# What's his personality type?



## Karina.02 (9 mo ago)

Hi!I've been thinking about my friend's MBTI based on cognitive functions. I am torn between INFP and INTP.Can you help me? Let me give a brief description of him, especially his quotes:
-"I would like to rewrite the sad stories. You know, to give them a real ending."
-"I am reserved, rude sometimes, rebellious and analytical. I often critique people but I have feelings and I don't show them."
-"I absorb other feelings and don't mirror them but while I was a child, I was shy, sensitive and private". 
-"I have few friends, I like to daydream and write poems."
-"I'm passionate about Literature, English, French and Social Studies!

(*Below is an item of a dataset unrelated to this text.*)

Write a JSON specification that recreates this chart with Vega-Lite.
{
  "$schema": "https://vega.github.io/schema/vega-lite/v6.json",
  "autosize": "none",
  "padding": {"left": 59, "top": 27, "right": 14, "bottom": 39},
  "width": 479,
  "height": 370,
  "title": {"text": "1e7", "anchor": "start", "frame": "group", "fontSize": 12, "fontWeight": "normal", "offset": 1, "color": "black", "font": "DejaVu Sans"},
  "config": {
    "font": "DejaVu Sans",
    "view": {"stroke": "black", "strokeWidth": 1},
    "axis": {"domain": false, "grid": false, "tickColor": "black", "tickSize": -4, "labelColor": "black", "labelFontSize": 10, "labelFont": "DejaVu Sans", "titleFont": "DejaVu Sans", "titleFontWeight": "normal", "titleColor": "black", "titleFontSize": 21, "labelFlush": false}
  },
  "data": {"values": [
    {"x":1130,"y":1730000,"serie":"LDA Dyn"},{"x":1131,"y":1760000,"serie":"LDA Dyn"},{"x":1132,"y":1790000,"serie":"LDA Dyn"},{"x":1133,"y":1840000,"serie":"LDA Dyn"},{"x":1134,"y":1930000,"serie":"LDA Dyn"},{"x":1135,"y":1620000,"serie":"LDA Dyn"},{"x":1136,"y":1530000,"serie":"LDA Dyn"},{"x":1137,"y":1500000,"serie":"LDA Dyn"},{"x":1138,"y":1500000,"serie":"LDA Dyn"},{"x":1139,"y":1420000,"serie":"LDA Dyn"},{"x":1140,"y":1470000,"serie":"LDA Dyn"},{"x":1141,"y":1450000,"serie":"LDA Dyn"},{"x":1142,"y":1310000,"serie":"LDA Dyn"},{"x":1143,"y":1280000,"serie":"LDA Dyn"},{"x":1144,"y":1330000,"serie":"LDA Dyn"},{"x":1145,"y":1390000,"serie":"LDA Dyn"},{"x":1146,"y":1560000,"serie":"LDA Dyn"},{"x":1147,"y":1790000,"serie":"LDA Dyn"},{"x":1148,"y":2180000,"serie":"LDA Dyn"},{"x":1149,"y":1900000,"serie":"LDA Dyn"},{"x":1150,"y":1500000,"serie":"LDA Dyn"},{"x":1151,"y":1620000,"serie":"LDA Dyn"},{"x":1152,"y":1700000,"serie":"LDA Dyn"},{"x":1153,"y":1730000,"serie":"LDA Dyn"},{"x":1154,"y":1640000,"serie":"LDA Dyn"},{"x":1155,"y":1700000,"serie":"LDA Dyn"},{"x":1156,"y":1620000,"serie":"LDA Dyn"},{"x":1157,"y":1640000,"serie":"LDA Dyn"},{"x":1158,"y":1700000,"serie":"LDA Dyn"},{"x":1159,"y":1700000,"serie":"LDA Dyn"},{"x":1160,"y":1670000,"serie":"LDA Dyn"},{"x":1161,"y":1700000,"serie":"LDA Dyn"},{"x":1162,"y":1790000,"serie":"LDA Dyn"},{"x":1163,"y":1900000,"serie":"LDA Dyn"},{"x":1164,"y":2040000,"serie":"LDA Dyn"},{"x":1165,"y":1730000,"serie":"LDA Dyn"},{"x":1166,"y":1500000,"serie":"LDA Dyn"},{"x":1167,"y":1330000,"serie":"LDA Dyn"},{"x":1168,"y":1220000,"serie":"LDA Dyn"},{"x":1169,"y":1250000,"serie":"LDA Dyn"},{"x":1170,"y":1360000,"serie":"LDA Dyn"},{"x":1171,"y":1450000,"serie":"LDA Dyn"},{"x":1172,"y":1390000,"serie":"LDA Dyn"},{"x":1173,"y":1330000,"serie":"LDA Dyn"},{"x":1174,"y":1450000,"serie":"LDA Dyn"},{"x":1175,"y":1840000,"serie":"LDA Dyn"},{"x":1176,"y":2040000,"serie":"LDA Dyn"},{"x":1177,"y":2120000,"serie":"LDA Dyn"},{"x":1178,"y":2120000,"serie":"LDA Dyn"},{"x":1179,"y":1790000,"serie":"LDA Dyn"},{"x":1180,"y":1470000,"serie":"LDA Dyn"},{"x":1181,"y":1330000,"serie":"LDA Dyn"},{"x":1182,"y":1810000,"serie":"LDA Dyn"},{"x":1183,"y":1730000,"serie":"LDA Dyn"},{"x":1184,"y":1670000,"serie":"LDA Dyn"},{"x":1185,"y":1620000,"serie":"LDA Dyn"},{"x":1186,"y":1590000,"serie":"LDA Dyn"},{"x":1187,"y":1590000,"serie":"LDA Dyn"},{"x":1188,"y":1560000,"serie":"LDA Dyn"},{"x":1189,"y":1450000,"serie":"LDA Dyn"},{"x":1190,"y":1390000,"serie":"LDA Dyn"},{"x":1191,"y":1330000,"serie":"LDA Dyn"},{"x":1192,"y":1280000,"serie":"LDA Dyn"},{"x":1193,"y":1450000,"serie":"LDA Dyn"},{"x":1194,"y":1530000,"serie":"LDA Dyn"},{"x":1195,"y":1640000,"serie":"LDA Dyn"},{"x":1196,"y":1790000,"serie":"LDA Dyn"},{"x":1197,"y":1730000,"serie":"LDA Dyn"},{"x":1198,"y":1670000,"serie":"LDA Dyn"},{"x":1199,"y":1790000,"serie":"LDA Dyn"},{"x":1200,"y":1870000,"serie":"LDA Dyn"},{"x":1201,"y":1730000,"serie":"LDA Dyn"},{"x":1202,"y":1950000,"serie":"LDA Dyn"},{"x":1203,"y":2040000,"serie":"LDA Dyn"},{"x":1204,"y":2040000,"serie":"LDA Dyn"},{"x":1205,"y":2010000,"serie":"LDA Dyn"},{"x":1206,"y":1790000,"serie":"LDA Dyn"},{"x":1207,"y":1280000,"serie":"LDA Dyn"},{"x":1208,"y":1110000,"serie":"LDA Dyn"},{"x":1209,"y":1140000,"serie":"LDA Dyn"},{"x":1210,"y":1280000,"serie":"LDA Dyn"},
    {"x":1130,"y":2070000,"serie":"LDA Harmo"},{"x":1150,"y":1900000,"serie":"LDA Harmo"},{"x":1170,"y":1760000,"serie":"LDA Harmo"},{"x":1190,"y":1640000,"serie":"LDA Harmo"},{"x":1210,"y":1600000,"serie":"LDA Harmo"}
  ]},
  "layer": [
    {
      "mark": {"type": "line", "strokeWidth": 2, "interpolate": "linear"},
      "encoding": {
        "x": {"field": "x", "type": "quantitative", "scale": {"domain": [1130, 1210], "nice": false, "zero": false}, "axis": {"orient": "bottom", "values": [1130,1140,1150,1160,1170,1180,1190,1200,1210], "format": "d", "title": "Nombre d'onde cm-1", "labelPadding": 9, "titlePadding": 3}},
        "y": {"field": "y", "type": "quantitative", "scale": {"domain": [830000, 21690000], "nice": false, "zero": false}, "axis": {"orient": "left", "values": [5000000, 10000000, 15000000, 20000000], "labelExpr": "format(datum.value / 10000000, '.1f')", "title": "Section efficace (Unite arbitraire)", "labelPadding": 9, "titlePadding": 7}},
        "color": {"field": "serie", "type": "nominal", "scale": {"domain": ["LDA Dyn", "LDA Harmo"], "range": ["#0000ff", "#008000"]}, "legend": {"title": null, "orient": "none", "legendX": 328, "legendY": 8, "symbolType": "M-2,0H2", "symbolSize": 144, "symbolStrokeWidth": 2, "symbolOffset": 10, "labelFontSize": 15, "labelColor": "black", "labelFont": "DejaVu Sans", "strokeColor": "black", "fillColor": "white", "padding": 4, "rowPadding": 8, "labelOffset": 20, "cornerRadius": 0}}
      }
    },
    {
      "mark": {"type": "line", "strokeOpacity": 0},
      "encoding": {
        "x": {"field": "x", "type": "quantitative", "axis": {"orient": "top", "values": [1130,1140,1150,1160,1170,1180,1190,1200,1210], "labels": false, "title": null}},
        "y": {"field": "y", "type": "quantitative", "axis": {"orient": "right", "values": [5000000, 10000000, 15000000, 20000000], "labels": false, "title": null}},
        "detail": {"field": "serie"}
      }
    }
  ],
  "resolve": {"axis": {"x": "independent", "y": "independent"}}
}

I hate Maths and Physics."
-"I'm disorganised but very hardworking."
-He has good grades.
-He isn't assertive.
-He loves Astrology, Numerology, Palmistry.
-He doesn't know what he feels. 
-He scored neutral at Thinking vs Feeling and Judging vs Perceiving. 
-He scored high Introversion and high Intuition. 
-He feels he is misunderstood. 
-He doesn't have many friends. 
-He empathizes with characters. 
-He hates sad endings. 
-Prefers closure in what means MBTI but is disorganised externally. 
-His motto:'I think'.


----------